Further complicating this issue is that the cost of sales and customer expectations will also change as you change the price point. If you have a $10,000/CPU product, your customers will expect hands-on attention from a sales force, long evaluation periods, analyst coverage, and 7x24 support. If you charge $100/CPU, customers will expect a lot less: they will buy over the web. They will have lower expectations of support and services. Evaluation periods will be short. This is only natural: companies are are trying to avoid getting locked into the situation that Bryan describes. A $100 investment is a lot easier to abandon than a $10,000 investment. But the net result to vendors is that pricing not only affects the revenue you make from a product, but also how your product is perceived and purchased.
There was a discussion on the Joel on Software forums about this. Joel writes about the fact that customers will sometimes avoid less expensive products because they are perceived as "cheap". He also talks about certain price thresholds. Under $500 and your product can be bought by a low level manager on a corporate credit card for departmental use. He also says,
[A]s soon as your price gets up in the $3000 level, the amount of approval it needs is so absurd that you are not going to sell products without a salesperson making a few visits. Hiring the salesperson, sending them out to make presentations, hotels, airfare -- now it costs $50,000 to get the sale done just in sales closing costs. That's why you see a lot of software products at $100,000 and a lot under $3000, but anywhere in-between and it's impossible to make sales.

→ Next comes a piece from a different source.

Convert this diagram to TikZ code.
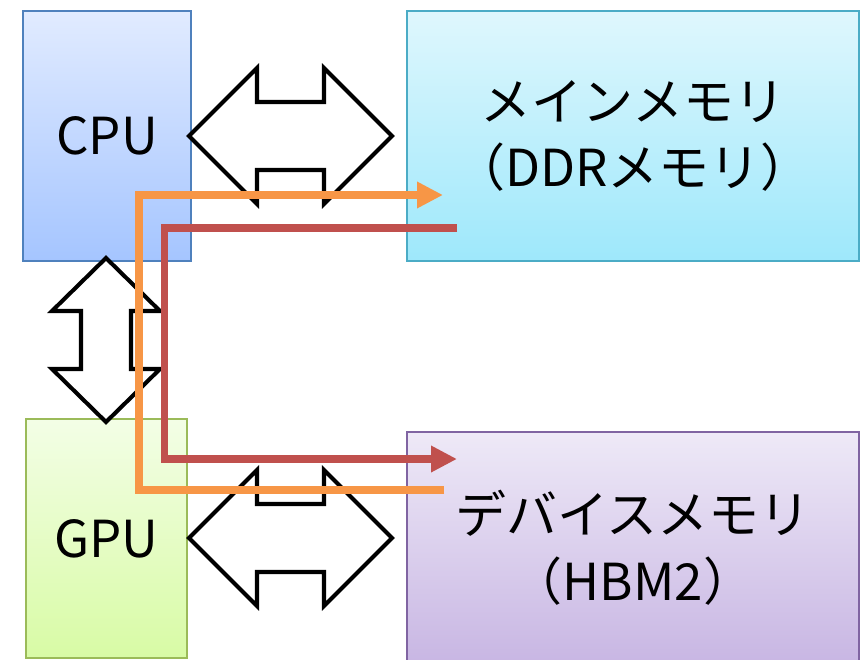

This really resonates with me because Sun Java Web Server has a list price of $1,495/CPU and Sun Java Application Server Standard Edition has a list price of $2,000 per CPU. Which makes a lot of deal sizes in that five figure range that Joel warns about, and I've seen the challenges that price range brings. It's hard for Sun to justify putting me on a plane to do a demo for a potential $10,000 deal. But on the other hand, volume wins. So Sun wants these midrange products to be successful. It's a difficult balancing act but, as always, Sun tends to err on the side of customer satisfaction.